Accessibility is a long word, and in an industry that loves truncating titles—KFC, BMW, UPS, REI—we need to embrace a11y.
This numeronym (where numbers form an abbreviation) conveys that in between the A and Y of “accessibility,” there are 11 more letters. For many nondisabled people, accessibility can seem like a foreign concept that requires monumental changes; using a11y makes inclusion more approachable, personal and achievable.
This subtle moniker change may help to shift thinking and actions from accessibility as “something another department deals with” to a reframing of how everyone has the power to be an ally across departments and throughout the creative process.
Accessibility is at an all-time high in terms of visibility. But implementation comes down to how agencies and clients interpret it, moving from a marginalized agenda item to a call to action with multifaceted returns.
There are growing opportunities to reach more groups through more accessible pathways, especially since the disability community has grown beyond the physical to include neurodiversity, such as autism, and other cognitive disabilities like dyslexia.
Accessibility as creativity
To truly incorporate accessibility into creativity, the ideative process needs to be realigned, starting with the brief all the way to the production of campaign assets.
For some creative teams, accessible elements such as captions, alt tags or audio descriptions may still be viewed as unimportant and disconnected from the rest of a campaign. With 1 in 4 people in the U.S. and more than a billion people globally disabled, accessibility should be anything but an afterthought.
Done poorly, accessibility as creativity can create ambiguity and cause this massive potential customer base to abandon your brand.

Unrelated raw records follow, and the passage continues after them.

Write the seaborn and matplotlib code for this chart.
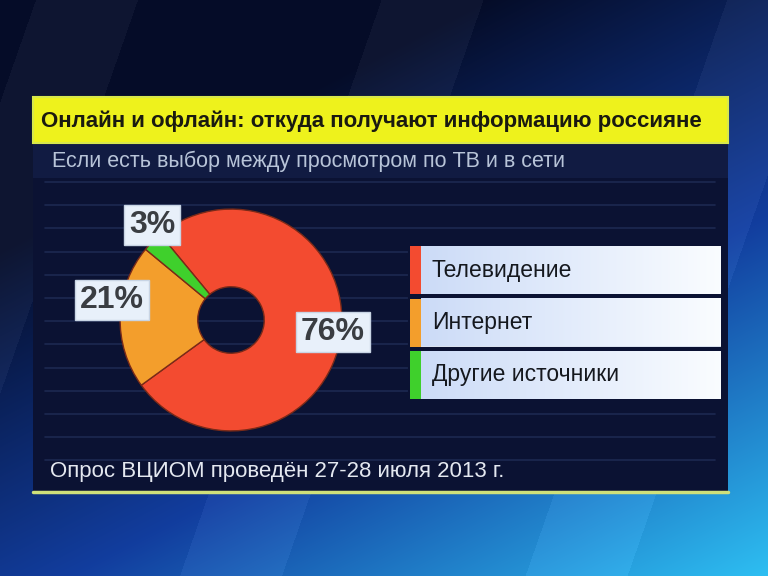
import numpy as np
import matplotlib
matplotlib.use("Agg")
import matplotlib.pyplot as plt
import seaborn as sns
from matplotlib.patches import Rectangle

sns.set_theme(style="white")
plt.rcParams['font.family'] = ['Liberation Sans', 'DejaVu Sans']

# ---- data ----
title = "Онлайн и офлайн: откуда получают информацию россияне"
subtitle = "Если есть выбор между просмотром по ТВ и в сети"
footer = "Опрос ВЦИОМ проведён 27-28 июля 2013 г."
categories = ["Телевидение", "Интернет", "Другие источники"]
values = [76, 21, 3]
labels = ["76%", "21%", "3%"]
colors = ["#f34b30", "#f39e2c", "#3fd02c"]

W, H = 768, 576
fig = plt.figure(figsize=(W / 100, H / 100), dpi=100)

# ---- background ----
bg = fig.add_axes([0, 0, 1, 1])
bg.set_xlim(0, W)
bg.set_ylim(H, 0)
bg.axis("off")
yy, xx = np.mgrid[0:H, 0:W] / np.array([H, W])[:, None, None]
t = np.clip(0.55 * xx + 0.8 * yy - 0.35, 0, 1)
dark = np.array([0.02, 0.05, 0.16])
mid = np.array([0.07, 0.24, 0.62])
light = np.array([0.18, 0.75, 0.95])
img = np.where(t[..., None] < 0.5,
               dark + (mid - dark) * (t[..., None] / 0.5),
               mid + (light - mid) * ((t[..., None] - 0.5) / 0.5))
band = 0.035 * (np.sin((xx * W + yy * H * 0.35) / 55.0) > 0.6)
img = np.clip(img + band[..., None], 0, 1)
bg.imshow(img, extent=[0, W, H, 0], aspect="auto", zorder=0)

# panel
bg.add_patch(Rectangle((33, 143), 695, 350, facecolor="#0b1233", edgecolor="none", zorder=1))
bg.add_patch(Rectangle((33, 143), 695, 35, facecolor="#111b42", edgecolor="none", zorder=1))
for y in np.arange(182, 462, 23.2):
    bg.plot([45, 715], [y, y], color="#1c2850", lw=1.2, zorder=2)
bg.plot([33, 728], [492, 492], color="#cfe07a", lw=2.5, zorder=2)

# title bar
bg.add_patch(Rectangle((33, 97), 695, 46, facecolor="#eef21c", edgecolor="#d8e84a", lw=1.5, zorder=3))
bg.text(371, 121, title, ha="center", va="center", fontsize=16, fontweight="bold",
        color="#1a1a10", zorder=4)
bg.text(52, 161, subtitle, ha="left", va="center", fontsize=15.5, color="#b8c4d8", zorder=4)
bg.text(50, 472, footer, ha="left", va="center", fontsize=16, color="#e4e8f0", zorder=4)

# legend boxes
for i, (cat, col) in enumerate(zip(categories, colors)):
    y0 = 245 + i * 52.5
    bg.add_patch(Rectangle((409, y0), 313, 50, facecolor="#e4ecf8", edgecolor="#0b1233", lw=1.5, zorder=3))
    grad = np.linspace(0, 1, 100)[None, :]
    bg.imshow(np.dstack([np.interp(grad, [0, 1], [0.80, 0.98]),
                         np.interp(grad, [0, 1], [0.86, 0.99]),
                         np.interp(grad, [0, 1], [0.97, 1.0])]),
              extent=[421, 721, y0 + 49, y0 + 1], aspect="auto", zorder=3.5)
    bg.add_patch(Rectangle((410, y0 + 1), 11, 48, facecolor=col, edgecolor="none", zorder=4))
    bg.text(432, y0 + 25, cat, ha="left", va="center", fontsize=16.5, color="#15181e", zorder=5)

# ---- pie ----
cx, cy, r = 231, 320, 112
pax = fig.add_axes([(cx - r) / W, 1 - (cy + r) / H, 2 * r / W, 2 * r / H])
wedges, _ = pax.pie(values, colors=colors, startangle=129.6, counterclock=False, radius=1.0,
                    wedgeprops=dict(width=0.7, edgecolor="#7a2a18", linewidth=1.0))
pax.set_xlim(-1.01, 1.01)
pax.set_ylim(-1.01, 1.01)
pax.axis("off")

# overlay for value labels
ov = fig.add_axes([0, 0, 1, 1])
ov.set_xlim(0, W)
ov.set_ylim(H, 0)
ov.axis("off")
ov.patch.set_alpha(0)
label_pos = {"76%": (333, 332), "21%": (112, 300), "3%": (152, 225)}
for lab in labels:
    x, y = label_pos[lab]
    ov.text(x, y, lab, ha="center", va="center", fontsize=23, fontweight="bold", color="#3a3d42",
            zorder=6,
            bbox=dict(boxstyle="square,pad=0.15", facecolor="#e8f0fa", edgecolor="#c8d4e4", lw=1))

fig.savefig("out.png", dpi=100)
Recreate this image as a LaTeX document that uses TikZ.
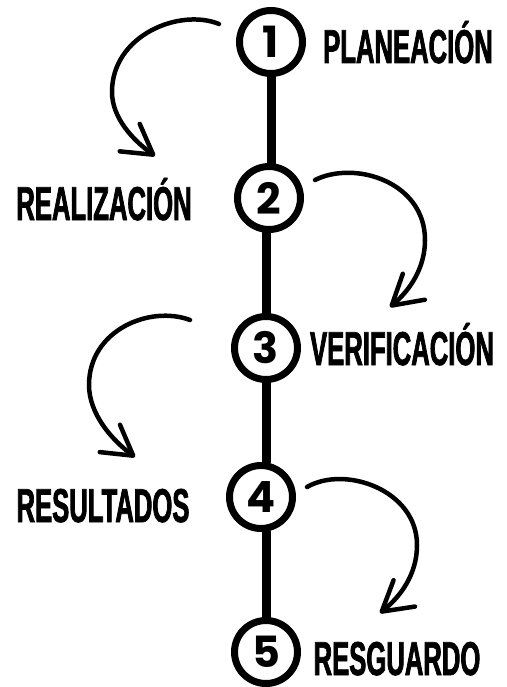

Executed optimally, it galvanizes consumers, corporations and media on a global scale. Apple’s “The Greatest,” Amazon’s Accessibility Anthem and Mastercard’s Touch Card commercials are just a few examples that aligned, refined and defined the concept of accessibility as creativity.
Although the advertising industry is still in the initial stages of including immersive audio descriptions and captions, accessibility as creativity is moving beyond the confines of campaigns to innovative product design. Disability entrepreneurs and startups, alongside multinational conglomerates, are tapping into accessibility as a differentiator.
Once confined to products found only in pharmacies and medical specialty stores, accessibility as creativity has pushed these items into the mainstream, with disabled consumers and caregivers now able to find a11y products across a range of retailers and categories from clothing to groceries, grooming to makeup.
Apps, connected packaging (which incorporates a digital component like a QR code), artificial intelligence, 3D printing, remote and hybrid work, and online shopping are converging to elevate creativity into networked, ongoing and deeper consumer connections. Some of many brand innovations with an eye to inclusivity include Ikea’s 3D-printed a11y ThisAbles add-ons, Lancome’s Hapta motorized makeup applicator and Microsoft’s adaptive computer accessories.
Accessibility as humanity
Accessibility has, for far too long, been relegated to technical compliance. It is often confined to jargon-filled project phases centering on remediation and risk mitigation.
Those areas are justified, but let us move more conversations and commitments from technical requirements to human-centric innovation. Too often, digital teams consider accessibility at the end of a project, with responsibility falling to the quality assurance team or an outside vendor. This results in websites with minimal and obligatory accessibility features.
Reframing accessibility as humanity will open a new world where experience teams, service designers, social media strategists, creative directors, copywriters and others can imbue inclusive design at each point within a creative process through the final project. Brands will benefit from expanded omnichannel content and more options for creative assets along the customer journey.
For accessibility to effectively span these diverse agency and brand teams, a11y can be achieved through dedicated design training, accessibility leadership and broader involvement from department staff acting as ambassadors of disability knowledge and empathy. Consider opening the co-creation process to include experts among disability communities and occupational therapists who can guide your development team to success.
Accessibility is the foundation and throughline, achieved when each of us commits to being a marketing a11y. After all, creativity and humanity at their best are accessible, welcoming, memorable and inspire action.